Egalement, il me semble que la similarité des images 10 et 18 n’est pas bien résolue dans la séquence. Trop similaires et en étant éloignées l’une de l’autre, cela génère une espèce de déjà vu qui ne parvient pas à trouver du sens dans une sélection si brève. Par ailleurs, il nous en faudrait plus, comme si le nombre d’images choisies ne permettait pas de transmettre pleinement l’objectif de votre projet.

Par ailleurs, je vous suggèrerais également que vous révisiez la syntaxe visuelle du projet. Par exemple, il serait opportun que vous ré-évaluiez si c’est une bonne idée de jouer avec les similitudes de volume en montrant ensemble les photographies 12 et 13. En voyant la façon avec laquelle vous avez exposé les photos des Comptoirs Arlésiens, j’observe que c’est une tendance récurrente que vous adoptez.

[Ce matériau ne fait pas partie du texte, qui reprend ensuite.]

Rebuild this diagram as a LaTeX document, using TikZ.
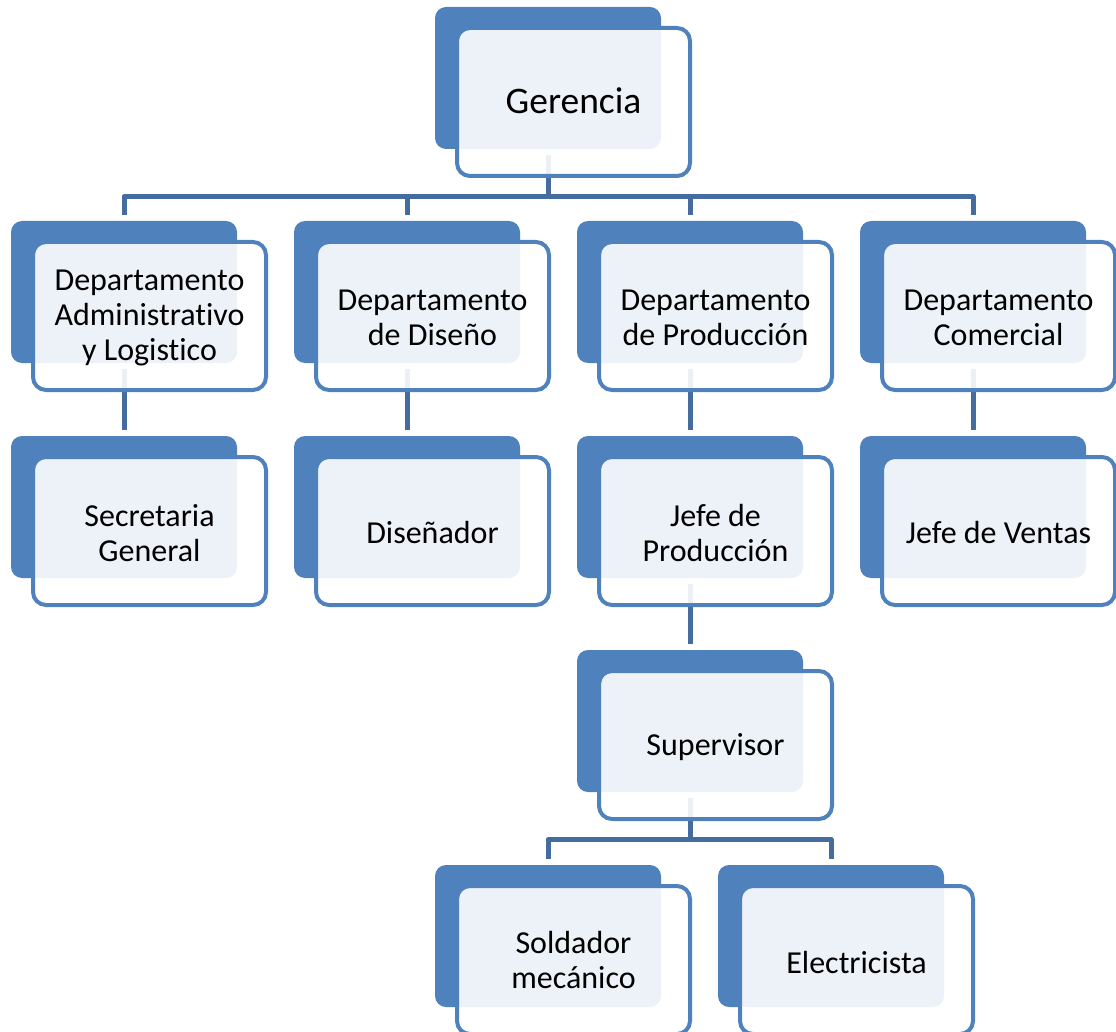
\documentclass[tikz,border=0pt]{standalone}
\usepackage{fontspec}
\setmainfont[Ligatures={NoCommon}]{Carlito}
\usetikzlibrary{calc}
\pgfdeclarelayer{connlayer}
\pgfsetlayers{connlayer,main}
\definecolor{accent}{HTML}{4F81BD}
\definecolor{connc}{HTML}{456C9E}
\tikzset{
  backbox/.style={fill=accent, draw=none, rounded corners=11pt, minimum width=226pt, minimum height=142pt, inner sep=0pt},
  frontbox/.style={fill=white, fill opacity=0.9, draw=accent, draw opacity=1, line width=4pt, rounded corners=13pt, minimum width=233pt, minimum height=148pt, inner sep=0pt},
  lbl/.style={inner sep=0pt, align=center, font=\fontsize{32pt}{35pt}\selectfont, text=black},
  bigtext/.style={font=\fontsize{37.5pt}{43pt}\selectfont},
  conn/.style={draw=connc, line width=5pt, line join=round}
}
\begin{document}
\begin{tikzpicture}[x=1pt,y=-1pt]
\useasboundingbox (0,0) rectangle (1116,1032);
\coordinate (bus1) at (0,196.5);
\coordinate (bus2) at (0,839.5);
% back boxes (back centre = (bx+113, by+71)); front centre = (bx+138.5, by+95)
\node[backbox] (gb) at (548,78) {};
\node[frontbox] (g) at (573.5,102) {};
\node[lbl,bigtext] (gt) at ([yshift=1pt]g.center) {Gerencia};
\node[backbox] (d1b) at (124,292) {};
\node[frontbox] (d1) at (149.5,316) {};
\node[lbl] (d1t) at ([yshift=-2pt]d1.center) {Departamento\\Administrativo\\y Logistico};
\node[backbox] (d2b) at (407,292) {};
\node[frontbox] (d2) at (432.5,316) {};
\node[lbl] (d2t) at ([yshift=-2pt]d2.center) {Departamento\\de Diseño};
\node[backbox] (d3b) at (690,292) {};
\node[frontbox] (d3) at (715.5,316) {};
\node[lbl] (d3t) at ([yshift=-2pt]d3.center) {Departamento\\de Producción};
\node[backbox] (d4b) at (973,292) {};
\node[frontbox] (d4) at (998.5,316) {};
\node[lbl] (d4t) at ([yshift=-2pt]d4.center) {Departamento\\Comercial};
\node[backbox] (s1b) at (124,507) {};
\node[frontbox] (s1) at (149.5,531) {};
\node[lbl] (s1t) at ([yshift=-2pt]s1.center) {Secretaria\\General};
\node[backbox] (s2b) at (407,507) {};
\node[frontbox] (s2) at (432.5,531) {};
\node[lbl] (s2t) at ([yshift=-2pt]s2.center) {Diseñador};
\node[backbox] (s3b) at (690,507) {};
\node[frontbox] (s3) at (715.5,531) {};
\node[lbl] (s3t) at ([yshift=-2pt]s3.center) {Jefe de\\Producción};
\node[backbox] (s4b) at (973,507) {};
\node[frontbox] (s4) at (998.5,531) {};
\node[lbl] (s4t) at ([yshift=-2pt]s4.center) {Jefe de Ventas};
\node[backbox] (supb) at (690,721) {};
\node[frontbox] (sup) at (715.5,745) {};
\node[lbl] (supt) at ([yshift=-2pt]sup.center) {Supervisor};
\node[backbox] (w1b) at (548,936) {};
\node[frontbox] (w1) at (573.5,960) {};
\node[lbl] (w1t) at (w1.center) {Soldador\\mecánico};
\node[backbox] (w2b) at (831,936) {};
\node[frontbox] (w2) at (856.5,960) {};
\node[lbl] (w2t) at ([yshift=-2pt]w2.center) {Electricista};
% connectors, behind the boxes
\begin{pgfonlayer}{connlayer}
\foreach \c in {d1b,d2b,d3b,d4b}
  \draw[conn] ([yshift=-6pt]gb.south) -- (gb.south |- bus1) -| ([yshift=6pt]\c.north);
\foreach \p/\c in {d1b/s1b,d2b/s2b,d3b/s3b,d4b/s4b,s3b/supb}
  \draw[conn] ([yshift=-6pt]\p.south) -- ([yshift=6pt]\c.north);
\foreach \c in {w1b,w2b}
  \draw[conn] ([yshift=-6pt]supb.south) -- (supb.south |- bus2) -| ([yshift=6pt]\c.north);
\end{pgfonlayer}
\end{tikzpicture}
\end{document}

Cette association qui rapproche des formes similaires du paysage a des conséquences importantes dans les réflexions induites et je crois qu’il serait important que vous analysiez si ces associations aident le spectateur à entrer dans votre réflexion profonde sur la signification de votre voyage.

Afin de vous aider dans la réflexion sur cette question délicate et complexe qu’est le flux du discours par les images, permettez moi de vous recommander quelques références qui pourront peut être vous donner quelques bonnes idées lors du montage d’une exposition et à vous donner une proposition renouvelée d'interprétation de votre projet:

· Sophie Ristelhueber et l’importance donnée à la façon d’exposer ses images: (http://sophieristelhueber.blogspot.com.es/p/analyse-de-la-demarche-artistique_16.html)

· Maxence Riflet, spécialement la vue de l'exposition "Une route, un chemin" au centre d'art Le point du jour, à Cherbourg (http://www.groupe-rado.org/fr/LE_GROUPE/Maxence_Rifflet)

· Anne-Lise Broyer, si vous ne la connaissez pas déjà et avec laquelle vous pouvez trouver beaucoup d’affinités qui pourront je pense vous aider à mieux définir votre propre démarche (www.annelisebroyer.com).